I Am Love | Drama films | The Guardian
Bold, refreshing and unorthodox as ever in her choice of projects, Tilda Swinton takes the lead in this family drama from Italian film-maker Luca Guadagnino, with whom she has worked twice in the past, on The Protagonists (1999) and The Love Factory (2002). With her vividly otherworldly and almost extra-terrestrial screen presence, Swinton is perfectly cast in this elegant, if over-determined and slightly desiccated piece of cinema. She plays Emma, a beautiful and stylish Russian-born woman who has become assimiliated into the moneyed upper-middle classes of contemporary Milan, by virtue of marrying Tancredi Recchi (Pippo Delbono); this is the wealthy, middle-aged heir apparent to a colossally profitable textile empire founded by the formidable, elderly industrialist Edoardo Recchi Sr (Gabriele Ferzetti).
Her Italian is to all intents and purposes flawless. Her dress sense is sensational. She is richly affectionate and warm to the grown-up children of the family in exactly the right way, intimate and confiding to the daughters and wives, a good mistress to the domestic staff, and to the powerful menfolk she is to the perfect degree candid, yet supportive and deferential. She understands entirely what is expected of her, in an almost constitutional sense, when old Edouardo passes on and she assumes the matriarchal responsibility for the family firm. And yet she looks and sounds different from everyone else around her – the way Swinton must, perhaps – and there is a submerged potential for disruption, which begins to surface just as Emma begins to enter into her (compromised) inheritance.
Family meals are always important, and the preparation of a certain Russian dish is to be particularly important. Emma is exacting about culinary standards. But the emphasis here is not the stereotypical affirmation of sensuality and life through food, rather it is more about ceremony and ritual: the meal is a secular high mass invoking the divinity of family responsibilities – responsibilities Emma is about to reject, spectacularly. The film begins in the snowbound environs of wintry Milan and ends in the glowing sunshine of Sanremo, a climbing temperature that mirrors the movie’s emotional trajectory.
Emma’s upheaval begins when we see how instinctively, even passionately she sympathises with her daughter Betta (Alba Rohrwacher), an art student in London, when she finds out that Betta is gay and has fallen in love with a woman. Betta’s personal change in world view is cleverly, indirectly signalled at a family dinner, at which the tradition is that she presents old Edouardo with a new drawing. This year she gives him a framed photograph, because this is the artform that interests her more these days, and the change displeases the old man, nettled by any novelty that he has not explicitly licensed. Emma smoothes over the potential scene, and yet it creates a distinct sense of unease with the rest of the family, which comes to a head when Emma meets Antonio (Edoardo Gabbriellini), who is going into the restaurant business with her son, Edoardo. There is an invisible, but intense lightning-flash of attraction between them.

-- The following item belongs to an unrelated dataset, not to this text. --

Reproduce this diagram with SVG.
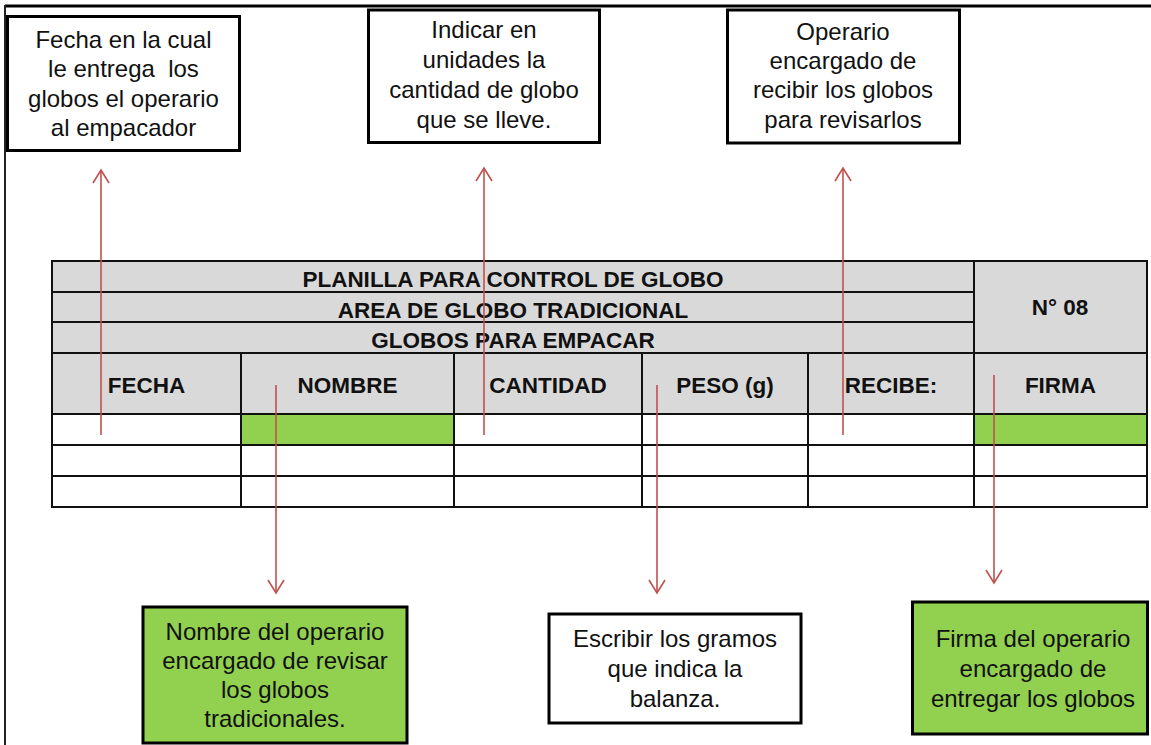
<svg xmlns="http://www.w3.org/2000/svg" width="1151" height="745" viewBox="0 0 1151 745">
  <style>
    .box { stroke: #000; stroke-width: 3; }
    .white { fill: #fff; }
    .green { fill: #92d050; }
    .gray { fill: #d9d9d9; }
    .t { font-family: "Liberation Sans", Arial, sans-serif; font-size: 24px; fill: #111; text-anchor: middle; white-space: pre; }
    .h { font-family: "Liberation Sans", Arial, sans-serif; font-size: 22.5px; font-weight: bold; fill: #111; text-anchor: middle; }
    .grid { stroke: #111; stroke-width: 2; fill: none; }
    .conn { stroke: #c0504d; stroke-width: 1.6; fill: none; }
  </style>
  <defs>
    <marker id="arrow" viewBox="-15 -10 17 20" refX="0" refY="0" markerWidth="17" markerHeight="20" markerUnits="userSpaceOnUse" orient="auto">
      <path d="M-13,-8 L0,0 L-13,8" fill="none" stroke="#c0504d" stroke-width="1.6"/>
    </marker>
  </defs>
  <rect width="1151" height="745" fill="#fff"/>
  <g id="frame">
    <line x1="5" y1="6" x2="1151" y2="6" stroke="#000" stroke-width="3"/>
    <line x1="5" y1="5" x2="5" y2="745" stroke="#222" stroke-width="2"/>
  </g>

  <g id="table">
    <rect x="52" y="261" width="1095" height="153" class="gray"/>
    <rect x="52" y="414" width="1095" height="93" class="white"/>
    <rect x="241" y="414" width="213" height="31" class="green"/>
    <rect x="974" y="414" width="173" height="31" class="green"/>
    <rect x="52" y="261" width="1095" height="246" class="grid"/>
    <path class="grid" d="M52,292 H974 M52,322 H974 M52,353 H1147 M52,414 H1147 M52,445 H1147 M52,476 H1147 M974,261 V507 M241,353 V507 M454,353 V507 M642,353 V507 M808,353 V507"/>
    <text class="h" x="513" y="287">PLANILLA PARA CONTROL DE GLOBO</text>
    <text class="h" x="513" y="318">AREA DE GLOBO TRADICIONAL</text>
    <text class="h" x="513" y="348">GLOBOS PARA EMPACAR</text>
    <text class="h" x="1060" y="315">N° 08</text>
    <text class="h" x="146.5" y="393">FECHA</text>
    <text class="h" x="347.5" y="393">NOMBRE</text>
    <text class="h" x="548" y="393">CANTIDAD</text>
    <text class="h" x="725" y="393">PESO (g)</text>
    <text class="h" x="891" y="393">RECIBE:</text>
    <text class="h" x="1060.5" y="393">FIRMA</text>
  </g>

  <g id="note-fecha">
    <rect x="7.5" y="16.5" width="232" height="134" class="box white"/>
    <text class="t" x="123.5" y="48">Fecha en la cual</text>
    <text class="t" x="123.5" y="77">le entrega  los</text>
    <text class="t" x="123.5" y="107">globos el operario</text>
    <text class="t" x="123.5" y="136">al empacador</text>
  </g>
  <g id="note-cantidad">
    <rect x="368.5" y="10" width="231" height="132.5" class="box white"/>
    <text class="t" x="484" y="38">Indicar en</text>
    <text class="t" x="484" y="68">unidades la</text>
    <text class="t" x="484" y="98">cantidad de globo</text>
    <text class="t" x="484" y="128">que se lleve.</text>
  </g>
  <g id="note-recibe">
    <rect x="727.5" y="10" width="232" height="133" class="box white"/>
    <text class="t" x="843" y="40">Operario</text>
    <text class="t" x="843" y="69">encargado de</text>
    <text class="t" x="843" y="98">recibir los globos</text>
    <text class="t" x="843" y="128">para revisarlos</text>
  </g>
  <g id="note-nombre">
    <rect x="143" y="607" width="264" height="136" class="box green"/>
    <text class="t" x="275" y="640">Nombre del operario</text>
    <text class="t" x="275" y="669">encargado de revisar</text>
    <text class="t" x="275" y="698">los globos</text>
    <text class="t" x="275" y="727">tradicionales.</text>
  </g>
  <g id="note-peso">
    <rect x="549" y="614" width="252" height="109" class="box white"/>
    <text class="t" x="675" y="647">Escribir los gramos</text>
    <text class="t" x="675" y="677">que indica la</text>
    <text class="t" x="675" y="707">balanza.</text>
  </g>
  <g id="note-firma">
    <rect x="912.5" y="602" width="235" height="132" class="box green"/>
    <text class="t" x="1033" y="647">Firma del operario</text>
    <text class="t" x="1033" y="677">encargado de</text>
    <text class="t" x="1033" y="707">entregar los globos</text>
  </g>

  <g id="connectors">
    <path class="conn" d="M101,435 V170" marker-end="url(#arrow)"/>
    <path class="conn" d="M484,435 V168" marker-end="url(#arrow)"/>
    <path class="conn" d="M843,435 V168" marker-end="url(#arrow)"/>
    <path class="conn" d="M276,385 V593" marker-end="url(#arrow)"/>
    <path class="conn" d="M657,385 V593" marker-end="url(#arrow)"/>
    <path class="conn" d="M994,375 V583" marker-end="url(#arrow)"/>
  </g>
</svg>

Guadagnino’s film, influenced perhaps by Antonioni, is about the ennui and withdrawal of Italy’s wealthy and patrician classes, and perhaps about their psychological stagnancy – the way they have displaced their emotional lives into maintaining the institutions of family and property. Emma is an outsider. She can pastiche the mannerisms of the Italian overclass, but her bursts of Russian, which she subversively directs at her Italian son – for whom it is a kind of secret language for private communications – shows that she is in this world but not of it. But who is Emma? The answer is, perhaps, provided by the title: Io Sono l’Amore, I Am Love. Is Emma “love”, an intense, dammed-up capacity for love that founds its expression for the very first time in middle age?
Maybe. There is an intense eroticism in her relationship with Antonio, but something elusive in narrative terms, because Emma does not seem to be any more personally open after this great awakening, than before it. For all the sensual abandon, Swinton’s Emma is still superbly self-possessed and self-enclosed: not actressy in the way she can sometimes be, but nevertheless with a certain opacity in her performance.
The action of the movie is closed off, a little arbitrarily, with a cataclysmic event, and Guadagnino handles the resulting performances and scenes perfectly well, but I couldn’t help finding something overclamorous in them. Emma is to find an instinctive ally in the household retainer – again, a slightly forced development – and her urge to escape becomes manifest.
I Am Love is an arresting film in many ways, displaying, in parallel with the Recchi family’s theatrical deployment of the trappings of wealth, its own bracing and astringent sense of technique. It’s a high-IQ picture – there are few enough of those – and it’s fascinating, if a little bloodless. A gorgeously costumed and styled piece of work.